A scanner takes a picture of a page and then digitizes that image. Film photographers use scanners to rescue old negatives and prints. You can use scanners to gather interesting backgrounds for your image editing projects and even scanning real objects like leaves or flowers.
“All-in-one” inkjet printers include scanners as part of the package. The more-expensive ones allow you to scan in slides and negatives. The all-purpose printers often come bundled with other capabilities as well, such as being able to copy and fax documents. Some include an LCD preview screen, a memory card reader, and the ability to communicate directly with your camera using PictBridge.
A flatbed scanner takes its name from the flat glass platen (or bed) where you place the object to be scanned. It is versatile and can be used to scan flat materials such as photographs and printed pages. Purchase a scanner with an optical scanning resolution of at least 600 dpi so that you can scan detailed images and line art from photographs or other printed originals.

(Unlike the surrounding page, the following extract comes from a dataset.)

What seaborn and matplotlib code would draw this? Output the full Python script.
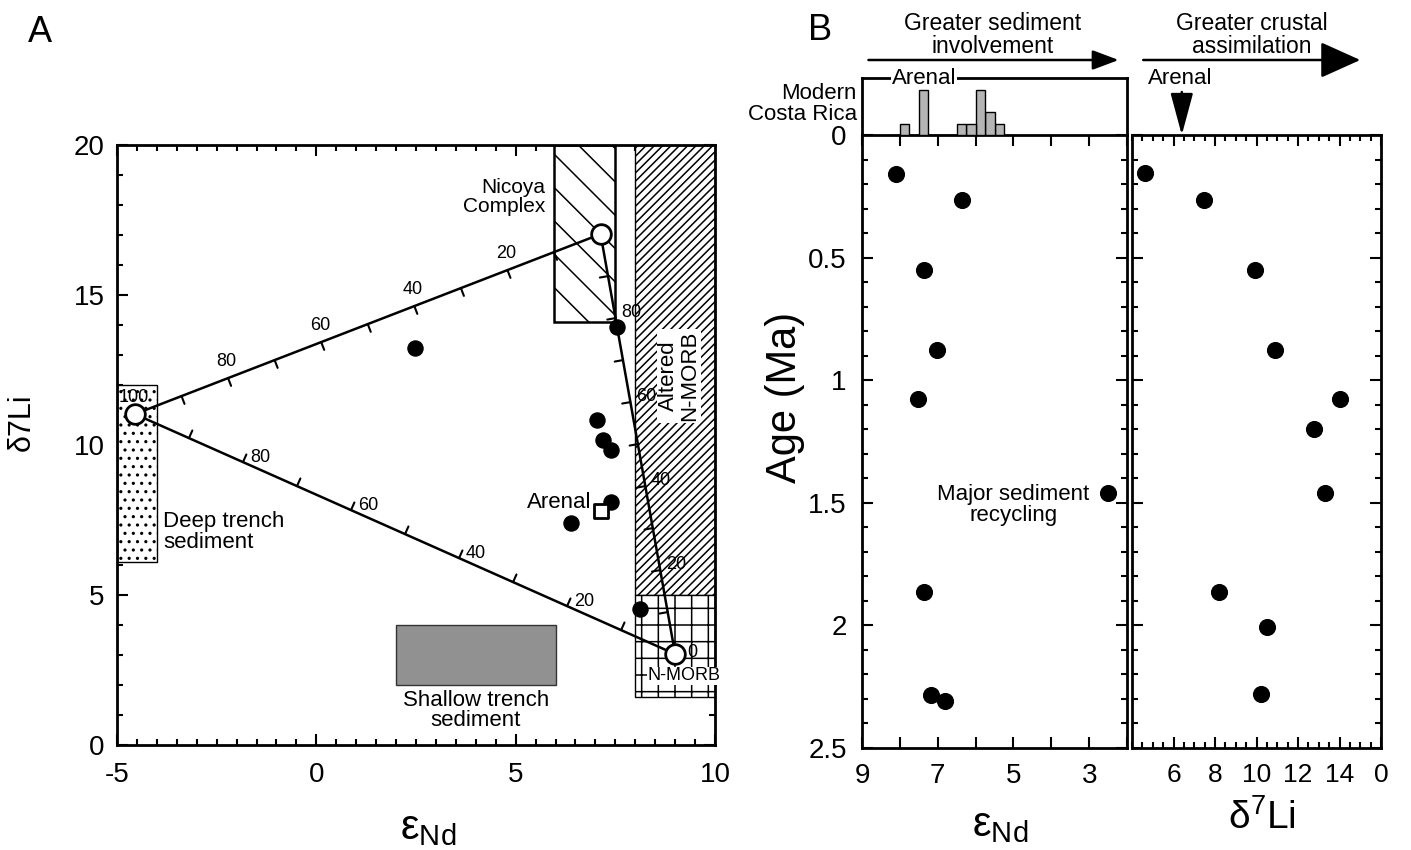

You can have fun scanning three-dimensional objects with your scanner. Because your scanner will place a slight shadow on one side of the object, you'll want to experiment. Scan the object, and if you don't like the effect you've achieved, reposition it on the glass platen and try again.
A transparency or film scanner allows you to scan everything from a 35 mm slide to a 4″ × 5″ transparency. Film scanners generally feature an optical resolution of 1200 dpi or higher. In fact, most affordable transparency scanners scan images at 2700 dpi. That's because the higher resolution is needed to compensate for the small size of the item being scanned.